[Items from a dataset]
Start
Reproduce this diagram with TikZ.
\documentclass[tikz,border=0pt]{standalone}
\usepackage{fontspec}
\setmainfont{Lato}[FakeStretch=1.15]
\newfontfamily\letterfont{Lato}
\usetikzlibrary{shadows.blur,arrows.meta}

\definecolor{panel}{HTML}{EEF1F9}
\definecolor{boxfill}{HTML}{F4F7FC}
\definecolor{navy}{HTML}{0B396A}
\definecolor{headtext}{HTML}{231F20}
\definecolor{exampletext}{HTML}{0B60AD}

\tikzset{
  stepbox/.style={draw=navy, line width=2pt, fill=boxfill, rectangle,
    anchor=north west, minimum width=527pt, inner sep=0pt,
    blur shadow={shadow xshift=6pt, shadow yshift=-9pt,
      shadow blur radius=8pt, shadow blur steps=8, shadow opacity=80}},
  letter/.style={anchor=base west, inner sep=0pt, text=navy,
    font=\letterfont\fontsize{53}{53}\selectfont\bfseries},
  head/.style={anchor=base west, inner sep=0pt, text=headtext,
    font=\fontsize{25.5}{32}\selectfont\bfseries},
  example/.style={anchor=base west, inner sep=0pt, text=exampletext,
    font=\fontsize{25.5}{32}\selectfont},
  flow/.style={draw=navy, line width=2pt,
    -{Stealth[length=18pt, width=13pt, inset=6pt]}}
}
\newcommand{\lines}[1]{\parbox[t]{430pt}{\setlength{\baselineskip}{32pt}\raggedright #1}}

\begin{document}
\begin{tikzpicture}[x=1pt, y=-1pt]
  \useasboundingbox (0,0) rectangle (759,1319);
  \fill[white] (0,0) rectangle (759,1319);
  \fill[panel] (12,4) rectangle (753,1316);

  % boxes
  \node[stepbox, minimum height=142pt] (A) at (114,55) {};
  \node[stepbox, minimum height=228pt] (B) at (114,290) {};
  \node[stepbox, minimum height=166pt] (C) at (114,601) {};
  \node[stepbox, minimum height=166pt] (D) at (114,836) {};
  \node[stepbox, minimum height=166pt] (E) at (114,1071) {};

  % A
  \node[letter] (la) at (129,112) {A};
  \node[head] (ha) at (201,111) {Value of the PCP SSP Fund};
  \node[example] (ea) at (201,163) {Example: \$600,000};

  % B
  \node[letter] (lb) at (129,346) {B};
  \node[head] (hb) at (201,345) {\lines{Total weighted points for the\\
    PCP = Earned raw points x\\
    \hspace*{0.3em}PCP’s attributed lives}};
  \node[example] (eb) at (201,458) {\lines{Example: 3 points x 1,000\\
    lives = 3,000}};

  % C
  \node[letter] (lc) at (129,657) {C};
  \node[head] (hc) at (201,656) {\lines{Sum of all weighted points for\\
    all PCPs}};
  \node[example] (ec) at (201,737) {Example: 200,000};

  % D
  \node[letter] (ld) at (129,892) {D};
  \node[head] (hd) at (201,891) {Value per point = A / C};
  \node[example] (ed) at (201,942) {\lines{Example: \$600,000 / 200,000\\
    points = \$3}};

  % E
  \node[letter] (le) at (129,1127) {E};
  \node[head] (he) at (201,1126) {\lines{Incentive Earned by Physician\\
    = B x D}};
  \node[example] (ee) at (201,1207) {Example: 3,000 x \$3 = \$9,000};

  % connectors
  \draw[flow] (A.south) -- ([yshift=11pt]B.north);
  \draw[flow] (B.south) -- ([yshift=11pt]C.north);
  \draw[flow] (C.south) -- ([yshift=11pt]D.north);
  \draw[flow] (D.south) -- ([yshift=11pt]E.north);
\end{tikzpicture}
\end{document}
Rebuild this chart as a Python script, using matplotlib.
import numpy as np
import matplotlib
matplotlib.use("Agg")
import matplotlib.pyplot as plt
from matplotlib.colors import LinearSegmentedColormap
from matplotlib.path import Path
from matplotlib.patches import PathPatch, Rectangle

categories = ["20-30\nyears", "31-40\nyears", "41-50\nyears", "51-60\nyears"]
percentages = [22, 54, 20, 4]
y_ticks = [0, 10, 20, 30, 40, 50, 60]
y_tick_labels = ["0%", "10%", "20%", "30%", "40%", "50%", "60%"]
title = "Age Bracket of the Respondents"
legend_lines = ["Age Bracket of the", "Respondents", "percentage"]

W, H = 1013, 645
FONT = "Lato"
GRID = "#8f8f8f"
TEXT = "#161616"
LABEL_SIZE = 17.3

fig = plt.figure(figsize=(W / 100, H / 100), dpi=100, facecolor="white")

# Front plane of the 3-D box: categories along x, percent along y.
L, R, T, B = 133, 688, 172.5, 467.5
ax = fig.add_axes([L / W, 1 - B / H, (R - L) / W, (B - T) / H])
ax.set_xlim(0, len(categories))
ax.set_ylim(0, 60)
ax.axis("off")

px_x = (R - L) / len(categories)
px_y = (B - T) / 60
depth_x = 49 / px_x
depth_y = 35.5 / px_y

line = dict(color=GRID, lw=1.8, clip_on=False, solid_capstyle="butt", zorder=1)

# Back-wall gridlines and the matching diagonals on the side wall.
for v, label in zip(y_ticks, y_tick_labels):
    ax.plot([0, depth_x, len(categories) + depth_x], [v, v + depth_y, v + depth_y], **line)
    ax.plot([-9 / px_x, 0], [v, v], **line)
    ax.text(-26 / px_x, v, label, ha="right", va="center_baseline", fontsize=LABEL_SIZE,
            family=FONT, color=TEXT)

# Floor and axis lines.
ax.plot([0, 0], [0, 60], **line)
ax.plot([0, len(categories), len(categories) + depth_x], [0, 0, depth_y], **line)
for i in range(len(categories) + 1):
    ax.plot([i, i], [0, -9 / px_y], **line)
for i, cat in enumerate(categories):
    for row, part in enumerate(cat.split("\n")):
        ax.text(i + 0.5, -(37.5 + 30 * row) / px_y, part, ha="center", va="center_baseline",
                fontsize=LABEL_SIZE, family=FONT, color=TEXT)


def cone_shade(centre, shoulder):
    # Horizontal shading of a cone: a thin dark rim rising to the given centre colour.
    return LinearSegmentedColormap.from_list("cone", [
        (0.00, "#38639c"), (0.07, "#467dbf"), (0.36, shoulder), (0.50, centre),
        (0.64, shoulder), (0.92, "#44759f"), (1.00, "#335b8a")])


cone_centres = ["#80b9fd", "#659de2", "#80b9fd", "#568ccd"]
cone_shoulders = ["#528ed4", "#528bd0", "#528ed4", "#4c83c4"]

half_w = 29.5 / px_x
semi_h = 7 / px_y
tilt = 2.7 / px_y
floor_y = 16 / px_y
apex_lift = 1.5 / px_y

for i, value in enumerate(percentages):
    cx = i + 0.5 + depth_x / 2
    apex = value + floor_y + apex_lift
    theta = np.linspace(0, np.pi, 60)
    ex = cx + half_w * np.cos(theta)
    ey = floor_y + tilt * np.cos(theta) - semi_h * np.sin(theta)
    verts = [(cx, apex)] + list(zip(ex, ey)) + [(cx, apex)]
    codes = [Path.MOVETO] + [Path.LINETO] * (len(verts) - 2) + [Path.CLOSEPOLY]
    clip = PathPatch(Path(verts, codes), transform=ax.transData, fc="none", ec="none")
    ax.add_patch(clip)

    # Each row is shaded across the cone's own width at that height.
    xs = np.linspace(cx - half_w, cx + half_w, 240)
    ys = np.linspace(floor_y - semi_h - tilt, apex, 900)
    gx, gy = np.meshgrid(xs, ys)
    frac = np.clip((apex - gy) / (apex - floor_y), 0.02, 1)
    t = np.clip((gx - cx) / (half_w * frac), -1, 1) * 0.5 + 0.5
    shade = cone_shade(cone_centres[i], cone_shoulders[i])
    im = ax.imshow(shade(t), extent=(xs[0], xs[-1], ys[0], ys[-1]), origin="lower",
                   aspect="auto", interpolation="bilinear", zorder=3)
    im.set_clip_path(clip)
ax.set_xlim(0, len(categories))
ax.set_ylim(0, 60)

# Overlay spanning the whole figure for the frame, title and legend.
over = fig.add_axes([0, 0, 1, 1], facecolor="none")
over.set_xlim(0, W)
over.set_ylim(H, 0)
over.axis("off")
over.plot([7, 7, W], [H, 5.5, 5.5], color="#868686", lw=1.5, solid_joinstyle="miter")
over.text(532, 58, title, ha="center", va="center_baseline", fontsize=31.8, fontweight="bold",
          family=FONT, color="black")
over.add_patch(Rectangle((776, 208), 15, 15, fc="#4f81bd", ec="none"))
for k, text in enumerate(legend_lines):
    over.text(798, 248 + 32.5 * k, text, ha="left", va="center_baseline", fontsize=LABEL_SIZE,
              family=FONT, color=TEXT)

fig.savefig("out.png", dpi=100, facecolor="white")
End
__Stated exercise__. Please transcribe, exactly and with nothing added, the lines from the first line of the material above through the line that contains "(ec) at (201,737)".

__Correct response__.
Reproduce this diagram with TikZ.
\documentclass[tikz,border=0pt]{standalone}
\usepackage{fontspec}
\setmainfont{Lato}[FakeStretch=1.15]
\newfontfamily\letterfont{Lato}
\usetikzlibrary{shadows.blur,arrows.meta}

\definecolor{panel}{HTML}{EEF1F9}
\definecolor{boxfill}{HTML}{F4F7FC}
\definecolor{navy}{HTML}{0B396A}
\definecolor{headtext}{HTML}{231F20}
\definecolor{exampletext}{HTML}{0B60AD}

\tikzset{
  stepbox/.style={draw=navy, line width=2pt, fill=boxfill, rectangle,
    anchor=north west, minimum width=527pt, inner sep=0pt,
    blur shadow={shadow xshift=6pt, shadow yshift=-9pt,
      shadow blur radius=8pt, shadow blur steps=8, shadow opacity=80}},
  letter/.style={anchor=base west, inner sep=0pt, text=navy,
    font=\letterfont\fontsize{53}{53}\selectfont\bfseries},
  head/.style={anchor=base west, inner sep=0pt, text=headtext,
    font=\fontsize{25.5}{32}\selectfont\bfseries},
  example/.style={anchor=base west, inner sep=0pt, text=exampletext,
    font=\fontsize{25.5}{32}\selectfont},
  flow/.style={draw=navy, line width=2pt,
    -{Stealth[length=18pt, width=13pt, inset=6pt]}}
}
\newcommand{\lines}[1]{\parbox[t]{430pt}{\setlength{\baselineskip}{32pt}\raggedright #1}}

\begin{document}
\begin{tikzpicture}[x=1pt, y=-1pt]
  \useasboundingbox (0,0) rectangle (759,1319);
  \fill[white] (0,0) rectangle (759,1319);
  \fill[panel] (12,4) rectangle (753,1316);

  % boxes
  \node[stepbox, minimum height=142pt] (A) at (114,55) {};
  \node[stepbox, minimum height=228pt] (B) at (114,290) {};
  \node[stepbox, minimum height=166pt] (C) at (114,601) {};
  \node[stepbox, minimum height=166pt] (D) at (114,836) {};
  \node[stepbox, minimum height=166pt] (E) at (114,1071) {};

  % A
  \node[letter] (la) at (129,112) {A};
  \node[head] (ha) at (201,111) {Value of the PCP SSP Fund};
  \node[example] (ea) at (201,163) {Example: \$600,000};

  % B
  \node[letter] (lb) at (129,346) {B};
  \node[head] (hb) at (201,345) {\lines{Total weighted points for the\\
    PCP = Earned raw points x\\
    \hspace*{0.3em}PCP’s attributed lives}};
  \node[example] (eb) at (201,458) {\lines{Example: 3 points x 1,000\\
    lives = 3,000}};

  % C
  \node[letter] (lc) at (129,657) {C};
  \node[head] (hc) at (201,656) {\lines{Sum of all weighted points for\\
    all PCPs}};
  \node[example] (ec) at (201,737) {Example: 200,000};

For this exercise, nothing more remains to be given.